The city was founded in the middle of a fertile valley. Before its foundation, the Spaniards planted grapes brought from Canary Islands (Spain) and then began the tradition of the wine and the pisco.
Ica was the first city where wine and grape liquor were produced, and from this point they were exported to all the Spanish colonies in America. They used the port of Pisco to embark the grape liquor, giving origin to the name of one of the most famous liquors prepared in Peru.
The breweries and vineyards are among the famous tourist spots. Wine making and pisco distillation is one of the major industries in Ica. The wineries or bodegas are open for a tour around. The places generally have a shop that sells the liquor made in that place.
The Spanish conquistadors named Ica "Villa de Valverde" which means "City of the Green Valley". The many days of sunshine have made Ica the center of an important agricultural region. Commodity crops are cotton, grapes, asparagus, olives and other produce.
It is known by Peruvians as the "Land of the Sun". Although there are the four seasons, the warm dry climate makes it feel like summer year-round. The climate of the city can help in easing asthma, which is aggravated by damp and humid climates and their associated allergens.
But given the desert climate, agriculture has been relying on an aquifer fed by glacial melt water, and is currently exceeding the inflow of water into the aquifer. The aquifer is quickly drying up, leading to calls for more efficient irrigation, or adding dams and water diversions.
The Nazca Lines are just one of the area attractions that make Ica travel so exciting and rewarding. Other Ica tours might include exploring the surrounding desert in a dune buggy, sandboarding the desert hills, taking a paleontology tour, or combining the exploration of a fossil deposit with time spent on the beach and fishing.

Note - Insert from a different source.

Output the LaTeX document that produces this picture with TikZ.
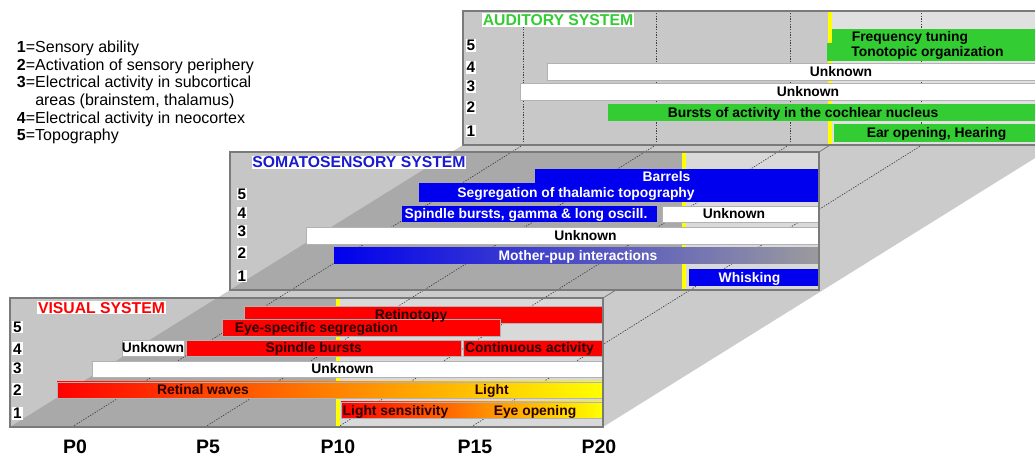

For some, the Ica tours that are available often become a major highlight of a Peru vacation. If you are looking to relax and get away from it all during your Ica vacation, you can’t beat spending some time at the Huacachina Oasis. Just 10 minutes outside of town, this palm-lined desert lagoon is among the top Peruvian vacation destinations.
From Ica, you might consider heading north to the city of Pisco, or east to Cusco. Pisco may serve as a jump-off point from which to explore the nearby Paracas Nature Reserve. You can also hail a motorboat for a trip to the Ballestas Islands, where you can observe animals such as sea lions and penguins.